Objective -> Retype these lines and no others: the line holding "Give me the Bokeh source for this chart.", the line holding "pos=pos, value=values, label=value_labels))", and all lines between them. Pictures stay out.
***** Data for processing
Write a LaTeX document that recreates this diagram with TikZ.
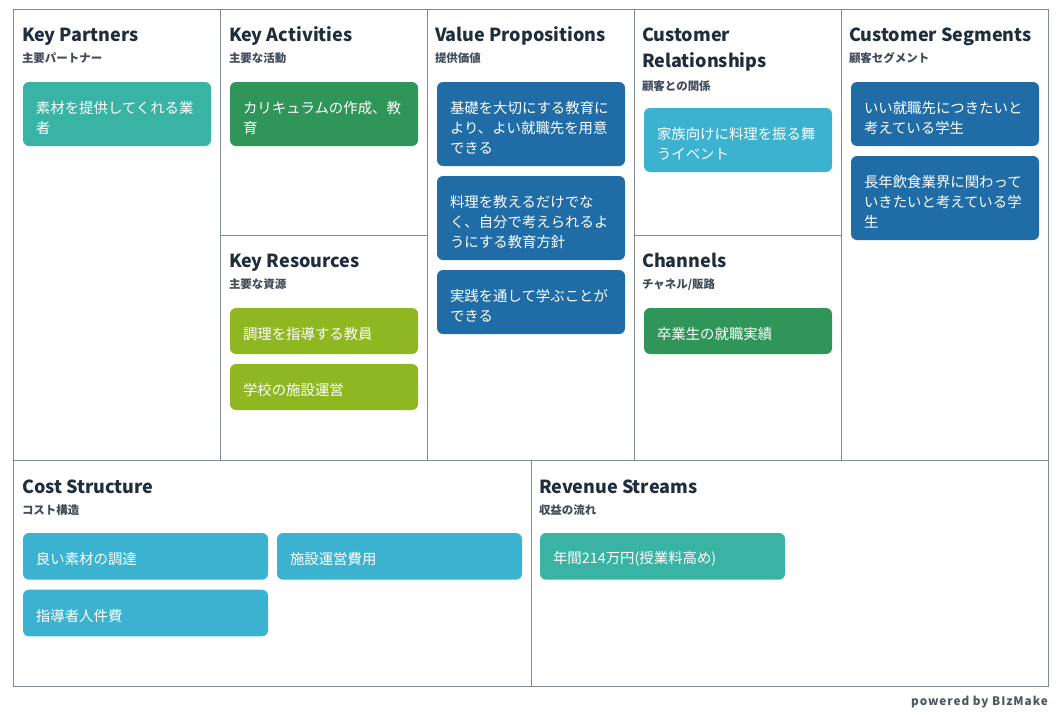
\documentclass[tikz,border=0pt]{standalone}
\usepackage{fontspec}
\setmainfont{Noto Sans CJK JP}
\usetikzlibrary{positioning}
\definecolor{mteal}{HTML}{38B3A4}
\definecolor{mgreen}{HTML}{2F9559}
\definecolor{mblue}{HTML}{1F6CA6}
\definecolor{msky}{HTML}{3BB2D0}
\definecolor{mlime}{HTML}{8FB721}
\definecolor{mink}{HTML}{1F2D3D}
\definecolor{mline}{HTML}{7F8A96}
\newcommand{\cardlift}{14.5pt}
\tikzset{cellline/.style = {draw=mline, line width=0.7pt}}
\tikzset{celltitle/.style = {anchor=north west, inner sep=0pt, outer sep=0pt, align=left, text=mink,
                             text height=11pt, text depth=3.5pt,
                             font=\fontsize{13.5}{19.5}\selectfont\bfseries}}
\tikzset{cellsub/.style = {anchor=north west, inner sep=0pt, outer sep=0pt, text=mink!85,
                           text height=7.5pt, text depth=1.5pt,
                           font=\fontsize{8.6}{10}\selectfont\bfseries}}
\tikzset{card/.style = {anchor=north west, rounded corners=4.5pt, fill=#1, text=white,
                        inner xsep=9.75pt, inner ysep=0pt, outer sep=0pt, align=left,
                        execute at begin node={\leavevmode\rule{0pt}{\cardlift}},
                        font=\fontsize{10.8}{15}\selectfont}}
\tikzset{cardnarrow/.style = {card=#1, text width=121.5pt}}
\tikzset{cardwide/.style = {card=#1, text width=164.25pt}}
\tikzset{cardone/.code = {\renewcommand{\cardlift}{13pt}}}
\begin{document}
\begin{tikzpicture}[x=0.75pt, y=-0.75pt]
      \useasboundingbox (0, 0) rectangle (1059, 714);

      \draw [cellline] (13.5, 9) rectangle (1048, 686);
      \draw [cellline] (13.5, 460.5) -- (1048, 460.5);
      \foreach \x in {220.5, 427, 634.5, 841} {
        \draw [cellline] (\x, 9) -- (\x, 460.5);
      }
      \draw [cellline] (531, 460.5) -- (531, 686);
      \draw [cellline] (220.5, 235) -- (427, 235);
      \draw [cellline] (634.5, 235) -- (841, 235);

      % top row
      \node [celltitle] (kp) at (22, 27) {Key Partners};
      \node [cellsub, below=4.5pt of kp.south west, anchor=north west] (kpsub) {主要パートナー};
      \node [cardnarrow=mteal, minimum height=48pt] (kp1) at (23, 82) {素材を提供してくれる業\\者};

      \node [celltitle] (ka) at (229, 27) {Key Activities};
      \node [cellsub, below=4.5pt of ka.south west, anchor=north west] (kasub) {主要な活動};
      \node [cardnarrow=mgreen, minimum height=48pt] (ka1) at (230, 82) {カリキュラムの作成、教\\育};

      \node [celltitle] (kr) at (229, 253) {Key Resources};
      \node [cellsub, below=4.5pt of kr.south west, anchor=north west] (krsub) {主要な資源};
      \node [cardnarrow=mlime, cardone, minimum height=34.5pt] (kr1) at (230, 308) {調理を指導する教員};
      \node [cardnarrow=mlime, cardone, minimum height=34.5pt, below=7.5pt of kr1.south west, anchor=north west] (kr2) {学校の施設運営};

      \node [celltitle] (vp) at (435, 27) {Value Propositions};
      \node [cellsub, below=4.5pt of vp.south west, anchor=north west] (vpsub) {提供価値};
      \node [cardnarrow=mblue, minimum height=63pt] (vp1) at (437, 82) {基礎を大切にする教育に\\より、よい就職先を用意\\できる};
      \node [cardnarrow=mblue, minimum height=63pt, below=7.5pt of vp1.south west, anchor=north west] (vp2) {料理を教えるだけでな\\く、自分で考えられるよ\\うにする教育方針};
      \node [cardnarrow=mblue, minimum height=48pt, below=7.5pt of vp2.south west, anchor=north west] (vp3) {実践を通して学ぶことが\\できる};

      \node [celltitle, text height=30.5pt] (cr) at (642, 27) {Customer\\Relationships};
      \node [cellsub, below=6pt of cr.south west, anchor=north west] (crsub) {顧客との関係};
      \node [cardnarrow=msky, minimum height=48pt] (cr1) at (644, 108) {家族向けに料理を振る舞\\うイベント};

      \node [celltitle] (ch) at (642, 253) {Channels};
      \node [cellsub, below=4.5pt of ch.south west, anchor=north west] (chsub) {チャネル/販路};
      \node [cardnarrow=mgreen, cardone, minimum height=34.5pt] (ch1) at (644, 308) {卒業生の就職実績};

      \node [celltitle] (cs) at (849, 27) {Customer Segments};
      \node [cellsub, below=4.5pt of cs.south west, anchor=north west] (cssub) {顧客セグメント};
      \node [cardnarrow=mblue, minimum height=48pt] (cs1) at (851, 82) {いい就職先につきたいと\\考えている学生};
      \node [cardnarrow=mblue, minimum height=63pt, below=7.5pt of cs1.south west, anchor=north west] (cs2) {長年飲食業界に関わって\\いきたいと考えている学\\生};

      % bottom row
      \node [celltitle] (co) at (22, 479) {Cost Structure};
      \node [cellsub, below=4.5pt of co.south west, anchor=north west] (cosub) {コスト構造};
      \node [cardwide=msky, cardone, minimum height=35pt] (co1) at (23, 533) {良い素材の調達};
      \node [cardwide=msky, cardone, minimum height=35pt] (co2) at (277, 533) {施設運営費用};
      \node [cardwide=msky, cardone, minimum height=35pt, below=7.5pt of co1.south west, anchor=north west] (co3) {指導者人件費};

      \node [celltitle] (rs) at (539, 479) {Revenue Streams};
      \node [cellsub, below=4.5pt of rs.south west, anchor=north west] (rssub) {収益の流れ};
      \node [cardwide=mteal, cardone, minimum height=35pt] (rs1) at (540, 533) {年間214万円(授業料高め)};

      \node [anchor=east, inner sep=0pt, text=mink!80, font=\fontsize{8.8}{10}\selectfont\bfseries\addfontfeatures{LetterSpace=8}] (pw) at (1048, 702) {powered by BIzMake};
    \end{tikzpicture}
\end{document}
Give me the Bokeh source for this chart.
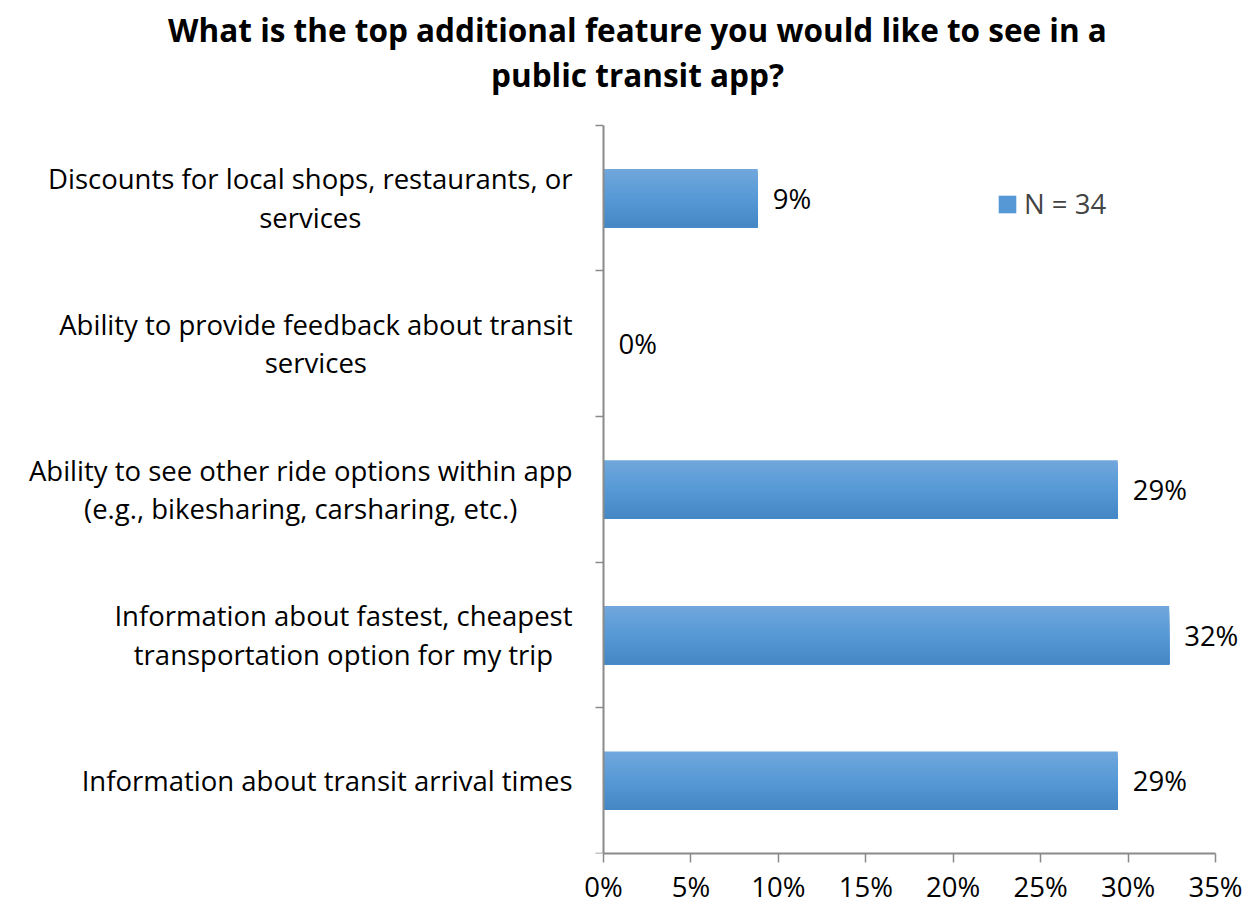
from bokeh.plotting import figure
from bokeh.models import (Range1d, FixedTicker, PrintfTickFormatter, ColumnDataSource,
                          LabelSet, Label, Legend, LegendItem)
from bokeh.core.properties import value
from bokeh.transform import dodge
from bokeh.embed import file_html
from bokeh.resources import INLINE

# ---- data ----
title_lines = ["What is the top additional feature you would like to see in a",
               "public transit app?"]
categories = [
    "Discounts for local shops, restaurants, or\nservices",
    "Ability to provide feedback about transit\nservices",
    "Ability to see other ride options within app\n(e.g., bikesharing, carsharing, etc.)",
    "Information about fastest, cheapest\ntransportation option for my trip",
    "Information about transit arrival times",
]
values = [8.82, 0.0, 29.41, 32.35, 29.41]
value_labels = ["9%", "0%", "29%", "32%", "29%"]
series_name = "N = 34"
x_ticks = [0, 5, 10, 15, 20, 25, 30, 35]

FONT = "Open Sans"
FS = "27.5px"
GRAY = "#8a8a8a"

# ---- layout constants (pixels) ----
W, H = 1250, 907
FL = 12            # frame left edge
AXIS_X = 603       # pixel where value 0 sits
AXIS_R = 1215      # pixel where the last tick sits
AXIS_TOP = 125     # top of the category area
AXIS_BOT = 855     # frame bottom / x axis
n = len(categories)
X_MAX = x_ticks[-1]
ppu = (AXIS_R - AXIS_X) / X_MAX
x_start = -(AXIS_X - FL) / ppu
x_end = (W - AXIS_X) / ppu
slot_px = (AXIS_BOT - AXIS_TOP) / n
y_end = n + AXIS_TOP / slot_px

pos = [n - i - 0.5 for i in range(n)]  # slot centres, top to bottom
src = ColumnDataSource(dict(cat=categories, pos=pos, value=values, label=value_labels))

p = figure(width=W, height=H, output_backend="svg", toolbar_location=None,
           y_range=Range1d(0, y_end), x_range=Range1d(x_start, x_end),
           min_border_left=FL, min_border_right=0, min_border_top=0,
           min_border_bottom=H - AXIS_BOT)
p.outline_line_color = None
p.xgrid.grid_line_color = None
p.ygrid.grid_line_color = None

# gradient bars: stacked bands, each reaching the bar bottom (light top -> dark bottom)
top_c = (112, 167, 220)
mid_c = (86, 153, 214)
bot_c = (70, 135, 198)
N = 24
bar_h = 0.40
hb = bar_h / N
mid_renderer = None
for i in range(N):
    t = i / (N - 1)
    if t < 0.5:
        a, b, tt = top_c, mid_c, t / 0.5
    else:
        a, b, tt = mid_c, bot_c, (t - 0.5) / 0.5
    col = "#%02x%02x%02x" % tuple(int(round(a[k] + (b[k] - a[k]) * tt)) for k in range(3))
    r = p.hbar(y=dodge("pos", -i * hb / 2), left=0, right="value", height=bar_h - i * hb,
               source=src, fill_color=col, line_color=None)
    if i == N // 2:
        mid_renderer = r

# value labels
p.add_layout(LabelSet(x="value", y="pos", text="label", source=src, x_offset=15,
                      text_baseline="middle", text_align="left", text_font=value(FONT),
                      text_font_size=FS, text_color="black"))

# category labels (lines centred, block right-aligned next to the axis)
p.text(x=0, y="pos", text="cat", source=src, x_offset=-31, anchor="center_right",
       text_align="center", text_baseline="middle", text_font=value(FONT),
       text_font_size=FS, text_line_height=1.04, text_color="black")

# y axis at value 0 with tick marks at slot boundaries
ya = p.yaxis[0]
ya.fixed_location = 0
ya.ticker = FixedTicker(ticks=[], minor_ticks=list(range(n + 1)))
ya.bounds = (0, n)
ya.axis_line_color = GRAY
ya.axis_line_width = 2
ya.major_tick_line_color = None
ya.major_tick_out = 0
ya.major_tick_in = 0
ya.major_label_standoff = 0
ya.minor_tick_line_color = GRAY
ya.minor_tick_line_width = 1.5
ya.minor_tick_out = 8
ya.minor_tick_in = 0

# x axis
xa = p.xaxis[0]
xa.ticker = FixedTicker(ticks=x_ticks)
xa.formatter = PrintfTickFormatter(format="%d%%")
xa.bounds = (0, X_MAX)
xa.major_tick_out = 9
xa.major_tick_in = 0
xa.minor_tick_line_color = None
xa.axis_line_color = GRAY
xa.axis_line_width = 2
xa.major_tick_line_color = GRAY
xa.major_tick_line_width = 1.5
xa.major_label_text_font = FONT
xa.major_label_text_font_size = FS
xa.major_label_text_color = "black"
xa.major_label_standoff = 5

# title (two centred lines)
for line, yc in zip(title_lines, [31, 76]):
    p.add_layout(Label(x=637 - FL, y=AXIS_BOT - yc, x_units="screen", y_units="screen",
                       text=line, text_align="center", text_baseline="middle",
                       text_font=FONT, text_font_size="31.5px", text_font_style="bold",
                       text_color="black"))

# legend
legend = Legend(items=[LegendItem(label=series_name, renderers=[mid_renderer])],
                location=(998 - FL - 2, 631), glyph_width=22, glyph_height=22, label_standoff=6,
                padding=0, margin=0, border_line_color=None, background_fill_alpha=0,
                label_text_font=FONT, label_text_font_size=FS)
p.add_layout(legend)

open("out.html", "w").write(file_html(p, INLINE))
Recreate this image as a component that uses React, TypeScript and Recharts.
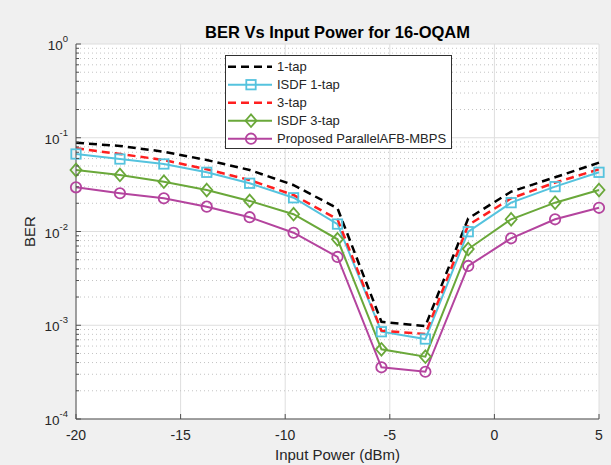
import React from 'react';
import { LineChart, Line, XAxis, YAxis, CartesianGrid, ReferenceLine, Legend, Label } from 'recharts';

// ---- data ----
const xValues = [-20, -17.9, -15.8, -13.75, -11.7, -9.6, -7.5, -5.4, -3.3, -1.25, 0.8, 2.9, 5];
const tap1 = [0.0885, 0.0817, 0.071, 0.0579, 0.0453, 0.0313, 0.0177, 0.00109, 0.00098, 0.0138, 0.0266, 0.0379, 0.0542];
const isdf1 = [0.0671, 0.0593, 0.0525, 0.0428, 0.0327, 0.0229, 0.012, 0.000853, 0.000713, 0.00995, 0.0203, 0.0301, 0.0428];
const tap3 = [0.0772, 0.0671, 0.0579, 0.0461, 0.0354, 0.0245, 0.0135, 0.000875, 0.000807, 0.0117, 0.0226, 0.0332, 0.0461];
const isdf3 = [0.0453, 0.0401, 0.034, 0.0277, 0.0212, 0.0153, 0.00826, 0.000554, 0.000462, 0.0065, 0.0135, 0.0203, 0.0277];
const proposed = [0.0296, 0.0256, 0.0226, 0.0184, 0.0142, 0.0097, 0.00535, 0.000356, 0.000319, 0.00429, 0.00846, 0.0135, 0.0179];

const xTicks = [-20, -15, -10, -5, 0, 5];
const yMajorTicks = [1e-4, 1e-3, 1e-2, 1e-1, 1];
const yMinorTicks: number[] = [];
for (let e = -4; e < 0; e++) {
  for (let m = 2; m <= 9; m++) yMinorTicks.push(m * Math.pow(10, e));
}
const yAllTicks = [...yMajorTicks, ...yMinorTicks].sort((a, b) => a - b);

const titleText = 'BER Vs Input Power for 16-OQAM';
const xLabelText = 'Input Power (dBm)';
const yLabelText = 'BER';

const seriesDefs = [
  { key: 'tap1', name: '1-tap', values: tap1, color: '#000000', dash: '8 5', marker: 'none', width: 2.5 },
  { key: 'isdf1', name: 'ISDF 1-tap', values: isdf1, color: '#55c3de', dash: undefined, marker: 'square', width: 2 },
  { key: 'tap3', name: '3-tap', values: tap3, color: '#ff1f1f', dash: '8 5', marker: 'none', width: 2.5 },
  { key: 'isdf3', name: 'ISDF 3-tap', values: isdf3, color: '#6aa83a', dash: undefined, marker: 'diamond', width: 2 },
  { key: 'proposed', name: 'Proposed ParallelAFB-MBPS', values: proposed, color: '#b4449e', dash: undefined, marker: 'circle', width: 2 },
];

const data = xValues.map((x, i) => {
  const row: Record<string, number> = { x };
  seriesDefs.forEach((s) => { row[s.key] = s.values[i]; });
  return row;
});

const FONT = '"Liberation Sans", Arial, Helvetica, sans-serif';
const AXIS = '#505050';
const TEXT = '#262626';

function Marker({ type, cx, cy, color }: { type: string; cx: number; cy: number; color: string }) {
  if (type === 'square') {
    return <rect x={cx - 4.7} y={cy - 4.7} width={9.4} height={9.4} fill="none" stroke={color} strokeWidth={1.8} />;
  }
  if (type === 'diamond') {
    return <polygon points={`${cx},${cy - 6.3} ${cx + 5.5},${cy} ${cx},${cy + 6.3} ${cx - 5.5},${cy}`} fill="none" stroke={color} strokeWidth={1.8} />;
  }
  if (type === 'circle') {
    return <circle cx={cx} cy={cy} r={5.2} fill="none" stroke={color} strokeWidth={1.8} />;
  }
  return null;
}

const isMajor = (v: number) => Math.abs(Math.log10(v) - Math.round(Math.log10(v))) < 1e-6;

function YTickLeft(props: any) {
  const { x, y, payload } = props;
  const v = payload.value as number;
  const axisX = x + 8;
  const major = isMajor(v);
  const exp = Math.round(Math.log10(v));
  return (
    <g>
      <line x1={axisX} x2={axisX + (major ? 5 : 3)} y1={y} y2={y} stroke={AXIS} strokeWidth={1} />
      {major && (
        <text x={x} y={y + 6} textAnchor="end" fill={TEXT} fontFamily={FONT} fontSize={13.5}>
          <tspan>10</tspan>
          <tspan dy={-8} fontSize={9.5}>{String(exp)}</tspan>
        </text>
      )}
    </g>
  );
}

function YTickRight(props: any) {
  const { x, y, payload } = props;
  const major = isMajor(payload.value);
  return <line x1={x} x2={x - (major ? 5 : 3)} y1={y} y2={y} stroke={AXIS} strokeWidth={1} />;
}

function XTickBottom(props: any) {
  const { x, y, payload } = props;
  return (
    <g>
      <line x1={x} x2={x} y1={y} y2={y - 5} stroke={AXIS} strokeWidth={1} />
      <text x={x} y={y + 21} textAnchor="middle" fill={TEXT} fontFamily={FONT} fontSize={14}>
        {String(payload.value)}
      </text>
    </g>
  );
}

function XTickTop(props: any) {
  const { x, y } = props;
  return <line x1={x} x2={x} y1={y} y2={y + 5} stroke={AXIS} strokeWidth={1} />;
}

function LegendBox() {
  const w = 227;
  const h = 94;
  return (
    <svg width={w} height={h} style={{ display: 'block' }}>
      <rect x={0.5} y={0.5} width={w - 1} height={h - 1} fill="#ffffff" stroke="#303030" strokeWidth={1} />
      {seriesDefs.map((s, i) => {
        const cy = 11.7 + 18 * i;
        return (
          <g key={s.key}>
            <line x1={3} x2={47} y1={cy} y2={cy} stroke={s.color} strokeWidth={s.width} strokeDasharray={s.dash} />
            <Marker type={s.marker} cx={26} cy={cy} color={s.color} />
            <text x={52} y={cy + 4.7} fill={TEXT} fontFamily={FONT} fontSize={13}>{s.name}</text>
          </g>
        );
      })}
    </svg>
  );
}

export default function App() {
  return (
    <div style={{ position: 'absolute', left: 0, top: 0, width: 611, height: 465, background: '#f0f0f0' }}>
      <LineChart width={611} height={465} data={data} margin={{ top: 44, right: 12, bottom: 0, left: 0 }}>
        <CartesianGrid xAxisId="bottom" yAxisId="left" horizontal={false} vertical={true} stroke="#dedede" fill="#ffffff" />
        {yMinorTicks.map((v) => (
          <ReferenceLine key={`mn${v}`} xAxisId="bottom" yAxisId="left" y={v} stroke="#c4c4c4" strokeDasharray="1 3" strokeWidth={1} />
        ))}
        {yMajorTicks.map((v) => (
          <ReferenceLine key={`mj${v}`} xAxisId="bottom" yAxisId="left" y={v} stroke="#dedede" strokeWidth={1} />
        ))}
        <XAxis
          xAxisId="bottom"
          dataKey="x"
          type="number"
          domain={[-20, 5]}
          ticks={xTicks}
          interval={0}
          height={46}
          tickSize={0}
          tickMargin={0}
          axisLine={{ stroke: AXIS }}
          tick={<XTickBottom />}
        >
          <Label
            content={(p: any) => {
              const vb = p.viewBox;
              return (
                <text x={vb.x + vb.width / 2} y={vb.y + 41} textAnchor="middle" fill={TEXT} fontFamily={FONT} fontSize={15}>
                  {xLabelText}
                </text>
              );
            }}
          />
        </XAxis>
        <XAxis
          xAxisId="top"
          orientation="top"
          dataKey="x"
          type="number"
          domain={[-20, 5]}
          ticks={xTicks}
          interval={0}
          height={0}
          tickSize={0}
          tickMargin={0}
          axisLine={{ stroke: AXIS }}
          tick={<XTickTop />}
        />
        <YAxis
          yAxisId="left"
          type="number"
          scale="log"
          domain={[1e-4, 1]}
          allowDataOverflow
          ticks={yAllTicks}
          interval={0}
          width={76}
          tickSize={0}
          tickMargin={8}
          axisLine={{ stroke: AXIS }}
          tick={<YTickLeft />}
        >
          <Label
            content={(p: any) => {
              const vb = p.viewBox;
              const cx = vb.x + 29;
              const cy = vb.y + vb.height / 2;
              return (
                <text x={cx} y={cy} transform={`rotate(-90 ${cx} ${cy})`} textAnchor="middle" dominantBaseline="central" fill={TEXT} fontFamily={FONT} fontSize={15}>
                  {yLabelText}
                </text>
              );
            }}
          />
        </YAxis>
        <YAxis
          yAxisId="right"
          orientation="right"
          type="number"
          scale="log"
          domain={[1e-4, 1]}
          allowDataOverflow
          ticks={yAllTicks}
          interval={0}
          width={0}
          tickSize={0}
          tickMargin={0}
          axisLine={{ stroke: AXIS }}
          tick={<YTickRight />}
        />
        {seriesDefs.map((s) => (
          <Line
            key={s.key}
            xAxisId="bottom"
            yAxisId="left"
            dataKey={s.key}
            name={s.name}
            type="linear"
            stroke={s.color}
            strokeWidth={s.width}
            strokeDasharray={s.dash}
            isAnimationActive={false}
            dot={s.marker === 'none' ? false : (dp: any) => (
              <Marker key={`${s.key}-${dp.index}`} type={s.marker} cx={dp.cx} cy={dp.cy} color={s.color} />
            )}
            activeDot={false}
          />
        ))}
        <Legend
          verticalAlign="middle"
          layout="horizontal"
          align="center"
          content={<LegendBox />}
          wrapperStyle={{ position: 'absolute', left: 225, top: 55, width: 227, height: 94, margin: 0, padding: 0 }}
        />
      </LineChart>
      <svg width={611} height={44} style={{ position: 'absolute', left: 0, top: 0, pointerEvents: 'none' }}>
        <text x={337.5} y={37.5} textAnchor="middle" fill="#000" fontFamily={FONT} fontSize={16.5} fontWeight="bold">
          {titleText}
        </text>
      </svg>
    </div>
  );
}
**********
Written response ->
Give me the Bokeh source for this chart.
from bokeh.plotting import figure
from bokeh.models import (Range1d, FixedTicker, PrintfTickFormatter, ColumnDataSource,
                          LabelSet, Label, Legend, LegendItem)
from bokeh.core.properties import value
from bokeh.transform import dodge
from bokeh.embed import file_html
from bokeh.resources import INLINE

# ---- data ----
title_lines = ["What is the top additional feature you would like to see in a",
               "public transit app?"]
categories = [
    "Discounts for local shops, restaurants, or\nservices",
    "Ability to provide feedback about transit\nservices",
    "Ability to see other ride options within app\n(e.g., bikesharing, carsharing, etc.)",
    "Information about fastest, cheapest\ntransportation option for my trip",
    "Information about transit arrival times",
]
values = [8.82, 0.0, 29.41, 32.35, 29.41]
value_labels = ["9%", "0%", "29%", "32%", "29%"]
series_name = "N = 34"
x_ticks = [0, 5, 10, 15, 20, 25, 30, 35]

FONT = "Open Sans"
FS = "27.5px"
GRAY = "#8a8a8a"

# ---- layout constants (pixels) ----
W, H = 1250, 907
FL = 12            # frame left edge
AXIS_X = 603       # pixel where value 0 sits
AXIS_R = 1215      # pixel where the last tick sits
AXIS_TOP = 125     # top of the category area
AXIS_BOT = 855     # frame bottom / x axis
n = len(categories)
X_MAX = x_ticks[-1]
ppu = (AXIS_R - AXIS_X) / X_MAX
x_start = -(AXIS_X - FL) / ppu
x_end = (W - AXIS_X) / ppu
slot_px = (AXIS_BOT - AXIS_TOP) / n
y_end = n + AXIS_TOP / slot_px

pos = [n - i - 0.5 for i in range(n)]  # slot centres, top to bottom
src = ColumnDataSource(dict(cat=categories, pos=pos, value=values, label=value_labels))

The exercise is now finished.